Suppose we are given [1-cos(x)]/sin(x). Through calculations, we know that this will be equal to sin(x)/[1+cos(x)]. Now, if we assume an angle value, say x=0.006, they will yield 5.23598532510^-5 and 5.23598776110^-5, respectively. As we can see, there is a discrepancy value of 2.436*10^-11.
My question is, despite the functions being equal, why do their values differ (even though it's small), when we provided an angle value? Can we say that one value is better than the other?
They aren't quite the same. For most values, they are the same (although because of the different method of calculation, a difference due to rounding errors might appear.

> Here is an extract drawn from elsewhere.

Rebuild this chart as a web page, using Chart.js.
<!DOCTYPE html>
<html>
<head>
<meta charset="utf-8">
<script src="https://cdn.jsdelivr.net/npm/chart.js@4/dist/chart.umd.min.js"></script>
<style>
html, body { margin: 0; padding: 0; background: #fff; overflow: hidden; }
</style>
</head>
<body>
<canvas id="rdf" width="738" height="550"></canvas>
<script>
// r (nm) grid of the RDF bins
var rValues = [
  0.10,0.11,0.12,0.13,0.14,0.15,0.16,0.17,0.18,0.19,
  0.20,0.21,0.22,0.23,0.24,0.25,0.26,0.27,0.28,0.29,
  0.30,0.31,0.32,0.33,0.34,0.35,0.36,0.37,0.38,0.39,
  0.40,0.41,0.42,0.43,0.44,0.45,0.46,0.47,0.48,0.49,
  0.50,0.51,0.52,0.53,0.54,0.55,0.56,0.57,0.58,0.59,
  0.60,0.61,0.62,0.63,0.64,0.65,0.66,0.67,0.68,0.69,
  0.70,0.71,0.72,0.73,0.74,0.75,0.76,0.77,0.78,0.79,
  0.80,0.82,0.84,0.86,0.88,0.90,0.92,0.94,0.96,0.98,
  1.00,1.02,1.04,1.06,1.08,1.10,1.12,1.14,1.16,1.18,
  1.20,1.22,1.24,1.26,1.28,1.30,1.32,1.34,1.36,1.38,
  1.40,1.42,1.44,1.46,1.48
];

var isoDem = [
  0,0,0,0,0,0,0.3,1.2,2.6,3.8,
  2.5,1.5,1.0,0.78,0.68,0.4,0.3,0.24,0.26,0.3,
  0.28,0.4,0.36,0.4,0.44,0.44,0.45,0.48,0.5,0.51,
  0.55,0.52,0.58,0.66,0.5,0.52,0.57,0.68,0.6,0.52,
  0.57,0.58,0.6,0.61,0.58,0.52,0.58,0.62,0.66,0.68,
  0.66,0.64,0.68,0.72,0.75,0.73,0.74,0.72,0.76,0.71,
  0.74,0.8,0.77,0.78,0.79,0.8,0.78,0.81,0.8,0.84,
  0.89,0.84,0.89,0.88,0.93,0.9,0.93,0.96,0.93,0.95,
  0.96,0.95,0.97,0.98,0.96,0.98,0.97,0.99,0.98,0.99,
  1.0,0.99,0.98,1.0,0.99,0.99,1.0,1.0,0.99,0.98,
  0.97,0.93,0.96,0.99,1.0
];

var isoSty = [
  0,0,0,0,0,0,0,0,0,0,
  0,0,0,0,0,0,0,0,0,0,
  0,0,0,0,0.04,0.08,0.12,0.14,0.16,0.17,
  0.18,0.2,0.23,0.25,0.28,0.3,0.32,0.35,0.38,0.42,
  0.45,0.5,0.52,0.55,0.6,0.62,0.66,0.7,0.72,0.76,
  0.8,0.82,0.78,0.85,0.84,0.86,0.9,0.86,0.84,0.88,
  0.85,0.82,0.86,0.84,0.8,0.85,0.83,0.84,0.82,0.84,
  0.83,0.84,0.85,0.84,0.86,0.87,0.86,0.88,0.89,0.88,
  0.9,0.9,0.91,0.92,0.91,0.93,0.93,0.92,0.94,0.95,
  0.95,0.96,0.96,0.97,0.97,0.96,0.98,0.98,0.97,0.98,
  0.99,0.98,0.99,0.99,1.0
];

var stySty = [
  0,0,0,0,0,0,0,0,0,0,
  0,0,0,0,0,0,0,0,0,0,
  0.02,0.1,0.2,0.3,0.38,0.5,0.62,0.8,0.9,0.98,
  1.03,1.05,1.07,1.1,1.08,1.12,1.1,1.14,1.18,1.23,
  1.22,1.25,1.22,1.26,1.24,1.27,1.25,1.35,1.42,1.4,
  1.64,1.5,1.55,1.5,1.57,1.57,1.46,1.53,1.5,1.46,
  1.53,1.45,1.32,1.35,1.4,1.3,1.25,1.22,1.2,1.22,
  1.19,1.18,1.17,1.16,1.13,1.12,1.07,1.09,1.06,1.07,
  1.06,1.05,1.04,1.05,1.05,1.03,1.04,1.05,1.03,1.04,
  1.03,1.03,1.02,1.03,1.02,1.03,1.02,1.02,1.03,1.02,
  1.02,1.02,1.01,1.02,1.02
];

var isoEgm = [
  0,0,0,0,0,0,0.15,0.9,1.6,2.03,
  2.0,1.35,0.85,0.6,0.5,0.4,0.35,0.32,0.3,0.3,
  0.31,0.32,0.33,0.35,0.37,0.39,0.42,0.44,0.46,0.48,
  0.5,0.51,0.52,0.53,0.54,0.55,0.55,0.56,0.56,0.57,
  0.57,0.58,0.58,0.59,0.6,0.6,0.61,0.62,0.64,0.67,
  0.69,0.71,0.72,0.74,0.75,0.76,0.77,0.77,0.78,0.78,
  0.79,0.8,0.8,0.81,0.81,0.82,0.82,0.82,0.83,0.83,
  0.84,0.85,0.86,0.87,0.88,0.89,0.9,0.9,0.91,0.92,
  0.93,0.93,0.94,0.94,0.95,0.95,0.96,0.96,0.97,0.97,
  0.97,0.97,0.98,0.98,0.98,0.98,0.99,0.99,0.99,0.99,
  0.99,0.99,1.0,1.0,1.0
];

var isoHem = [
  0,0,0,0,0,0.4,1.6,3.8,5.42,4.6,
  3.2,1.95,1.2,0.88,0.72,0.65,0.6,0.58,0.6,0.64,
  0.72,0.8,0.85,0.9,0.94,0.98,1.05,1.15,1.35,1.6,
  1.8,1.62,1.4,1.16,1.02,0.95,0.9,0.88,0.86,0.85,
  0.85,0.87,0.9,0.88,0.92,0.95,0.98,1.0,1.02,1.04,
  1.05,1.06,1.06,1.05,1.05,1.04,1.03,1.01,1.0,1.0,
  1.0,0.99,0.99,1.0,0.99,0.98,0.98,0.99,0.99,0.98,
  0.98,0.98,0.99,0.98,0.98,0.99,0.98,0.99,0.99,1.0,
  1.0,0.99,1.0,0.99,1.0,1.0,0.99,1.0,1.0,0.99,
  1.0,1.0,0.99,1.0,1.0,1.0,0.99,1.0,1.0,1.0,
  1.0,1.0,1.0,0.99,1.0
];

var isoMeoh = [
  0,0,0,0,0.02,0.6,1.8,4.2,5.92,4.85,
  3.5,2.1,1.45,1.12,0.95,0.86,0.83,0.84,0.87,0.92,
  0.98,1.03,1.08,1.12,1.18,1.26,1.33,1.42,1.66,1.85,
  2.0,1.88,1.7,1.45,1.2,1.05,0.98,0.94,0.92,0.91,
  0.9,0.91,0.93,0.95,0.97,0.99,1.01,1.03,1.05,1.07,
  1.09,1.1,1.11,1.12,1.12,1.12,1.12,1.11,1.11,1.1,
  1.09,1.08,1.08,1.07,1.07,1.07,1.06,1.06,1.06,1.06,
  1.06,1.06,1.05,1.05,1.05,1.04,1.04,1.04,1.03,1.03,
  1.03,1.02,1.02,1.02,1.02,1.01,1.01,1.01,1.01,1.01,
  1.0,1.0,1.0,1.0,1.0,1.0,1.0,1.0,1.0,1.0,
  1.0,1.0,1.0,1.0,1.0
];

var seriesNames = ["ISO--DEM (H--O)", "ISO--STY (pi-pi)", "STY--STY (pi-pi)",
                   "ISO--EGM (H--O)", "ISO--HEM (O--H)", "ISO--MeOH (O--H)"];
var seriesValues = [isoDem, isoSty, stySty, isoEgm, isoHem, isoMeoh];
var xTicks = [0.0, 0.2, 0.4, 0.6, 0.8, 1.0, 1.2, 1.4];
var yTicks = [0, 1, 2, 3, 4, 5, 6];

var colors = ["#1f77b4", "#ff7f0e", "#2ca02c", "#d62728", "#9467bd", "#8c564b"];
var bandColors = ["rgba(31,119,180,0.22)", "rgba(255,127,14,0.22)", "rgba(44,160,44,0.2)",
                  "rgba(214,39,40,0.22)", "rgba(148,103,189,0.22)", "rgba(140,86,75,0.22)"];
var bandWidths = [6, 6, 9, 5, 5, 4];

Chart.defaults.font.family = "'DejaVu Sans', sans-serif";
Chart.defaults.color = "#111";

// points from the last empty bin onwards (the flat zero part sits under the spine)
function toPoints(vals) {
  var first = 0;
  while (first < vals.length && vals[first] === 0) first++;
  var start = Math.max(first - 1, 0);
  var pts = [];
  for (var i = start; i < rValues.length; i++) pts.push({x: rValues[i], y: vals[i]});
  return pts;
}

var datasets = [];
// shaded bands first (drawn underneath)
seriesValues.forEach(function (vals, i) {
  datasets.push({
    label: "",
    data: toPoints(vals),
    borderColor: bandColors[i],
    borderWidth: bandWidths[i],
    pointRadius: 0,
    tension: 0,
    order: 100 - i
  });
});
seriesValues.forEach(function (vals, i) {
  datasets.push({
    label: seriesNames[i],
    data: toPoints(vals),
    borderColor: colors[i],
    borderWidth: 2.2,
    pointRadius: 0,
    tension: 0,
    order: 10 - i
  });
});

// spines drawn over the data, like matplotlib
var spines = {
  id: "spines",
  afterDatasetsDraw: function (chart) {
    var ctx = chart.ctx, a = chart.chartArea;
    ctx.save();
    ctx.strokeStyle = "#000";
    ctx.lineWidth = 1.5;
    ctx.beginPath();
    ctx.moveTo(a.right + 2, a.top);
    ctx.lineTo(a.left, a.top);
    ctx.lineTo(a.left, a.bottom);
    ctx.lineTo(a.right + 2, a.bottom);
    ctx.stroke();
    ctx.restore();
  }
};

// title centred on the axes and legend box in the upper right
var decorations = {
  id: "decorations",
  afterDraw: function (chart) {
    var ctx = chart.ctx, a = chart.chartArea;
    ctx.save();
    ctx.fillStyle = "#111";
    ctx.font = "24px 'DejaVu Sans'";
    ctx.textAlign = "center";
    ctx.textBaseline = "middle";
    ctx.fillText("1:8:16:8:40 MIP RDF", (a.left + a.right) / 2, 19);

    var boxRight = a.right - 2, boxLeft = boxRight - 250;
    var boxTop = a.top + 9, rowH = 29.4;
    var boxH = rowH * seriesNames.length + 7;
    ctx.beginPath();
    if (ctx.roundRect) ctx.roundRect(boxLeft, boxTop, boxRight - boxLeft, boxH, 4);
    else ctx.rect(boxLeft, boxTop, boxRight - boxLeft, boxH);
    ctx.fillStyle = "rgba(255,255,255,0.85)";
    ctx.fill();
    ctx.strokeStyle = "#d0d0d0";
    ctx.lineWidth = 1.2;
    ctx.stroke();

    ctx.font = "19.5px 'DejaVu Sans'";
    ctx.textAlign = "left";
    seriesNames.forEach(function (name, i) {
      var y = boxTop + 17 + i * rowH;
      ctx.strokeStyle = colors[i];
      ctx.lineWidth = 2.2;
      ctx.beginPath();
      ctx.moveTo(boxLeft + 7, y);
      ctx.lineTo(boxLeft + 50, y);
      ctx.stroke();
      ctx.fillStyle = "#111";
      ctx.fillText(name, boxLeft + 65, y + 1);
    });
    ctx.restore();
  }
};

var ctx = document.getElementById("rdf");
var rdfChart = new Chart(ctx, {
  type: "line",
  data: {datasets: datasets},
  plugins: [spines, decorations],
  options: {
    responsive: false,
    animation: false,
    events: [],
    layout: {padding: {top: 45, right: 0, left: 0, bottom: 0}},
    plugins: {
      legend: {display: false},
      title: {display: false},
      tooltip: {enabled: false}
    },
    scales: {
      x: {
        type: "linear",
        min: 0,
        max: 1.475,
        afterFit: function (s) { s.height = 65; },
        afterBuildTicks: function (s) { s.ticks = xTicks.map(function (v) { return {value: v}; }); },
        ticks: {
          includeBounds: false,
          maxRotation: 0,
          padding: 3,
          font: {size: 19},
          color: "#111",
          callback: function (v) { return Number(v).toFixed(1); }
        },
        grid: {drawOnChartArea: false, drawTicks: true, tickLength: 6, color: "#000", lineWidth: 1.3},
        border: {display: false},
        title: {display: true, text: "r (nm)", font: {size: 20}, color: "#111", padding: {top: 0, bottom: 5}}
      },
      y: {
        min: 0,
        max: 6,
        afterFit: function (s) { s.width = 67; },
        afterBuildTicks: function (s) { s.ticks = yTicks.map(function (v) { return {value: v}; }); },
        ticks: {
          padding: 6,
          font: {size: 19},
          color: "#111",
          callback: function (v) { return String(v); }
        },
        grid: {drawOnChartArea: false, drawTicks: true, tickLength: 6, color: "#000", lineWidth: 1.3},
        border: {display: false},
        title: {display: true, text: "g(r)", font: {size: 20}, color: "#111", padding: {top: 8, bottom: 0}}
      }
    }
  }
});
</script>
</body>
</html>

However, take for example the value $x=0$. In this case, $\frac{1-\cos(x)}{\sin(x)}$ is undefined, but $\frac{\sin(x)}{1+\cos(x)}$ is zero. However, if you take the limit as $x$ approaches $0$ of $\frac{1-\cos(x)}{\sin(x)}$, you get $\lim_{x\rightarrow0}\frac{1-\cos(x)}{\sin(x)}=\lim_{x\rightarrow0}\frac{\sin(x)}{\cos(x)}=0$. Basically, $\frac{1-\cos(x)}{\sin(x)}$ and $\frac{\sin(x)}{1+\cos(x)}$ are the same everywhere that neither has a removable singularity; if one has a removable singularity, it has a limit of $0$, which is the value of the other at that angle.